Voir [Reffye (de), Ph. et Houllier, F., 1997], pp. 987-988 : “A crucial point is that AMAPsim is linked to AMAPmod and that the theory of graphs and automata makes it possible to estimate the transition probabilities among the states from experimental data (which is not the case for most simulation methods which cannot be ‘fed’ by observations). There is thus a bridge between empirical observations of plant architecture and the morphogenetic simulations of AMAPsim, thus the possibility to adjust and validate the model”.

2015.

Selon l’expression de la page internet de l’INRA dédiée à l’AMAP : [INRA, architecte, 1998].

2016.

Pour ces chiffres, voir [Reffye (de), Ph. et al., 1996], pp. 17-18.

2017.

Voir l’historique de Pierre Dinouard in [Reffye (de), Ph. et al., 1996], p. 165.

2018.

Elles étaient tombés à 600kF par an : à comparer aux 1,2 à 1,5 millions de francs annuels que l’Unité avait pu gagner jusque là avec ses ventes de logiciel (avec une pointe à 2,5 millions de francs). Aux mêmes époques, pour son fonctionnement total (personnel + équipement), l’unité réclame environ 12 millions de francs par an.
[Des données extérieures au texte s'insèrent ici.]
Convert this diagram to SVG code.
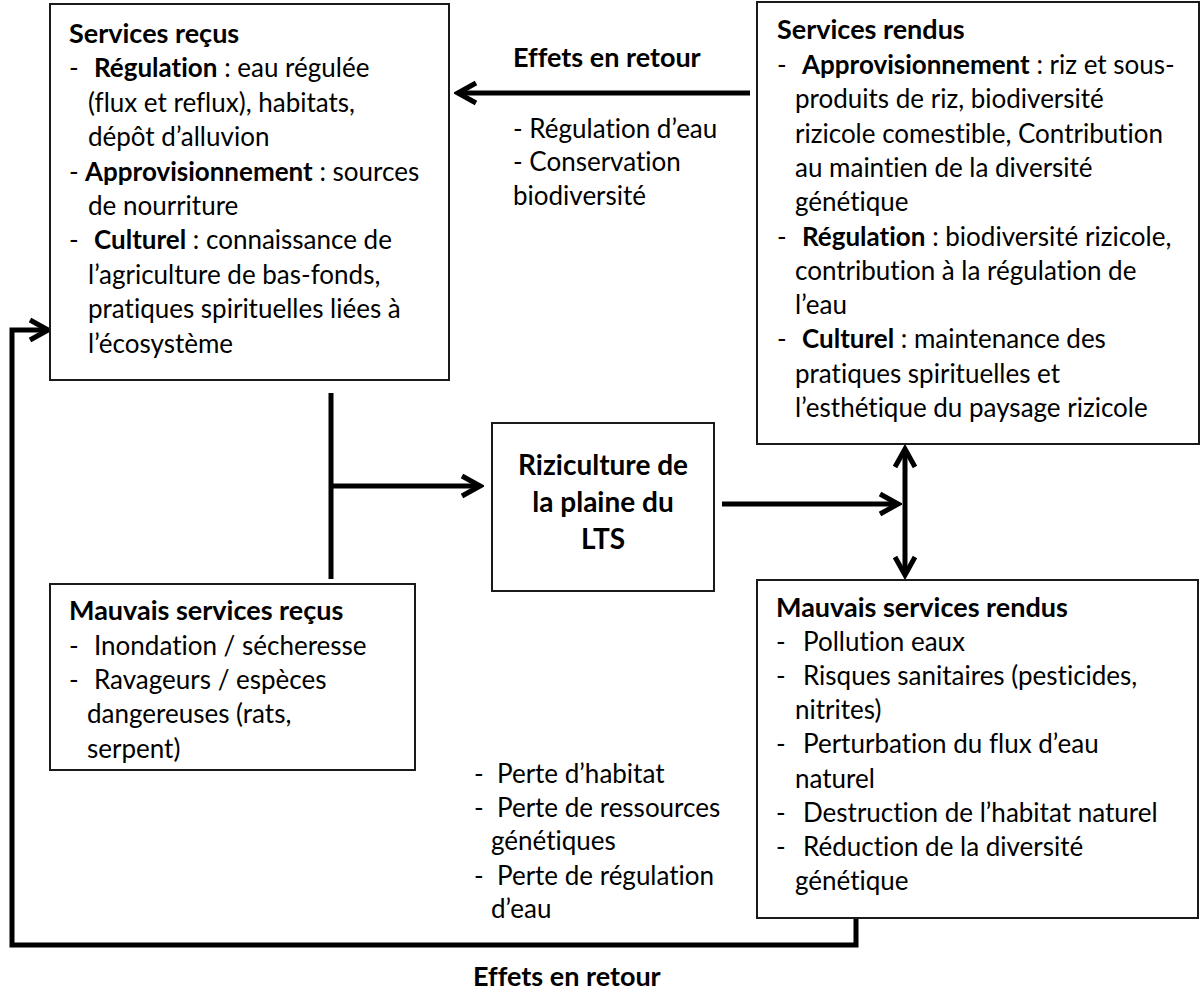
<svg xmlns="http://www.w3.org/2000/svg" width="1200" height="990" viewBox="0 0 1200 990">
<style>
text{font-family:Lato,"Open Sans","Liberation Sans",sans-serif;font-size:26px;fill:#000;font-variant-ligatures:none}
.b{font-weight:bold}
.t{font-weight:bold;font-size:27px}
.box{fill:#fff;stroke:#1a1a1a;stroke-width:2}
.c{fill:none;stroke:#000;stroke-width:5}
.mid{text-anchor:middle;font-weight:bold;font-size:28px}
</style>
<defs>
<marker id="ch" viewBox="-22 -14 26 28" markerWidth="26" markerHeight="28" refX="0" refY="0" orient="auto-start-reverse" markerUnits="userSpaceOnUse">
<path d="M-18,-10 L0,0 L-18,10" fill="none" stroke="#000" stroke-width="5"/>
</marker>
</defs>
<g id="connectors">
<path class="c" d="M750,93 H458" marker-end="url(#ch)"/>
<path class="c" d="M331,393 V579 M331,486 H480" marker-end="url(#ch)"/>
<path class="c" d="M722,504 H898" marker-end="url(#ch)"/>
<path class="c" d="M905,449 V575" marker-start="url(#ch)" marker-end="url(#ch)"/>
<path class="c" d="M856,918 V945 H12 V330 H48" stroke-linejoin="miter" marker-end="url(#ch)"/>
</g>
<g id="services-recus">
<rect class="box" x="50" y="4" width="399" height="376"/>
<text class="t" x="69" y="43">Services reçus</text>
<text x="69" y="77">-  <tspan class="b" x="94">Régulation</tspan> : eau régulée</text>
<text x="88" y="112">(flux et reflux), habitats,</text>
<text x="88" y="146">dépôt d’alluvion</text>
<text x="69" y="181">- <tspan class="b" x="85">Approvisionnement</tspan> : sources</text>
<text x="88" y="215">de nourriture</text>
<text x="69" y="249">-  <tspan class="b" x="94">Culturel</tspan> : connaissance de</text>
<text x="88" y="284">l’agriculture de bas-fonds,</text>
<text x="88" y="318">pratiques spirituelles liées à</text>
<text x="88" y="353">l’écosystème</text>
</g>
<g id="services-rendus">
<rect class="box" x="757" y="2" width="442" height="442"/>
<text class="t" x="777" y="39">Services rendus</text>
<text x="777" y="74">-  <tspan class="b" x="802">Approvisionnement</tspan> : riz et sous-</text>
<text x="795" y="108">produits de riz, biodiversité</text>
<text x="795" y="143">rizicole comestible, Contribution</text>
<text x="795" y="177">au maintien de la diversité</text>
<text x="795" y="211">génétique</text>
<text x="777" y="246">-  <tspan class="b" x="802">Régulation</tspan> : biodiversité rizicole,</text>
<text x="795" y="280">contribution à la régulation de</text>
<text x="795" y="314">l’eau</text>
<text x="777" y="348">-  <tspan class="b" x="802">Culturel</tspan> : maintenance des</text>
<text x="795" y="383">pratiques spirituelles et</text>
<text x="795" y="417">l’esthétique du paysage rizicole</text>
</g>
<g id="effets-haut">
<text class="t" x="513" y="67">Effets en retour</text>
<text x="513" y="138">- Régulation d’eau</text>
<text x="513" y="171">- Conservation</text>
<text x="513" y="205">biodiversité</text>
</g>
<g id="riziculture">
<rect class="box" x="492" y="423" width="222" height="168"/>
<text class="mid" x="603" y="475">Riziculture de</text>
<text class="mid" x="603" y="512">la plaine du</text>
<text class="mid" x="603" y="549">LTS</text>
</g>
<g id="mauvais-recus">
<rect class="box" x="50" y="584" width="365" height="186"/>
<text class="t" x="69" y="620">Mauvais services reçus</text>
<text x="69" y="655">-  <tspan x="94">Inondation / sécheresse</tspan></text>
<text x="69" y="689">-  <tspan x="94">Ravageurs / espèces</tspan></text>
<text x="87" y="723">dangereuses (rats,</text>
<text x="87" y="758">serpent)</text>
</g>
<g id="pertes">
<text x="474" y="783">-  <tspan x="497">Perte d’habitat</tspan></text>
<text x="474" y="817">-  <tspan x="497">Perte de ressources</tspan></text>
<text x="491" y="850">génétiques</text>
<text x="474" y="885">-  <tspan x="497">Perte de régulation</tspan></text>
<text x="491" y="918">d’eau</text>
</g>
<g id="mauvais-rendus">
<rect class="box" x="757" y="580" width="441" height="338"/>
<text class="t" x="776" y="617">Mauvais services rendus</text>
<text x="776" y="651">-  <tspan x="803">Pollution eaux</tspan></text>
<text x="776" y="685">-  <tspan x="803">Risques sanitaires (pesticides,</tspan></text>
<text x="795" y="719">nitrites)</text>
<text x="776" y="753">-  <tspan x="803">Perturbation du flux d’eau</tspan></text>
<text x="795" y="788">naturel</text>
<text x="776" y="822">-  <tspan x="803">Destruction de l’habitat naturel</tspan></text>
<text x="776" y="856">-  <tspan x="803">Réduction de la diversité</tspan></text>
<text x="795" y="890">génétique</text>
</g>
<g id="effets-bas">
<text class="t" x="473" y="986">Effets en retour</text>
</g>
</svg>
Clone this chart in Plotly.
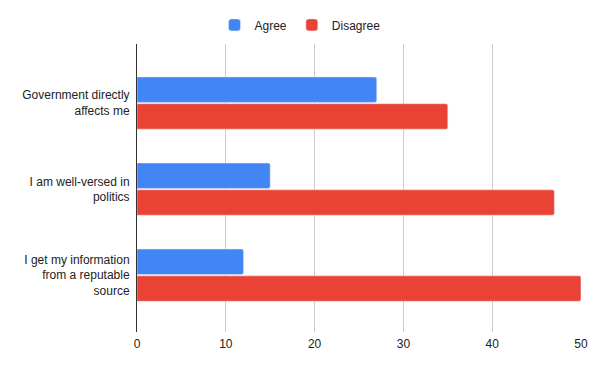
import plotly.graph_objects as go

categories = ["Government directly<br>affects me", "I am well-versed in<br>politics", "I get my information<br>from a reputable<br>source"]
agree = [27, 15, 12]
disagree = [35, 47, 50]
x_ticks = [0, 10, 20, 30, 40, 50]

fig = go.Figure()
fig.add_trace(go.Bar(name="Agree", y=categories, x=agree, orientation="h", marker_color="#4285F4"))
fig.add_trace(go.Bar(name="Disagree", y=categories, x=disagree, orientation="h", marker_color="#EA4335"))

fig.update_layout(
    width=600, height=371,
    margin=dict(l=137, r=19, t=44, b=39, autoexpand=False),
    paper_bgcolor="white", plot_bgcolor="white",
    font=dict(family="Arial, Liberation Sans, sans-serif", size=12, color="#222222"),
    barmode="group", bargap=0.378, bargroupgap=0.05,
    barcornerradius=2,
    legend=dict(orientation="h", x=0.5, xanchor="center", xref="container",
                y=0.972, yanchor="top", yref="container", font=dict(size=12, color="#222222"),
                traceorder="normal"),
    xaxis=dict(range=[0, 50], tickvals=x_ticks, showgrid=True, gridcolor="#cccccc",
               zeroline=False, showline=False, ticks="", tickfont=dict(size=12),
               automargin=False, ticklabelstandoff=3),
    yaxis=dict(type="category", range=[2.66, -0.686], showline=True, linecolor="#333333",
               linewidth=1, ticks="", showgrid=False, tickfont=dict(size=12),
               automargin=False, ticklabelstandoff=4),
)

fig.write_html("out.html", config={"displayModeBar": False},
               post_script="document.body.style.margin='0';document.body.style.overflow='hidden';")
Voir [Houllier, F. et Varenne, F., 2000], pp. 18-19. L’unité est donc loin de subvenir à ses besoins en vendant du logiciel.

2019.

Ce système de revue externe ou d’évaluation collective intervient tous les 5 ans et il permet de stimuler la recherche et la valorisation ainsi que de faire des préconisations. Il se fonde sur une analyse faite pendant 6 mois par des intervenants extérieurs. Elle donne lieu à débats et à publications. Ce système a été mis en place par Hervé Bichat à partir du modèle d’évaluation en cours dans les grands Instituts de Recherche Agronomiques comme l’IRRI (International Rice Research Institute : Institut de recherche américain sur le riz, fondé en 1971 et visant à promouvoir la recherche pour le développement en agronomie ; 15 autres IRI seront fondés par la suite sur ce modèle).Voir [Bichat, H. et Varenne, F., 2001], p. 13.

2020.

[Pavé, A., 1996], p. 33.

2021.

Actuellement (2004), Stéphane Gourgout est Directeur Commercial de Bionatics. Cette société possède l’exclusivité pour la diffusion de la technologie AMAP, excepté le moteur de croissance. C’est-à-dire qu’elle possède des droits sur tout l’environnement logiciel (modelage des végétaux…). Elle reverse de l’argent à l’Unité AMAP en fonction de ses ventes.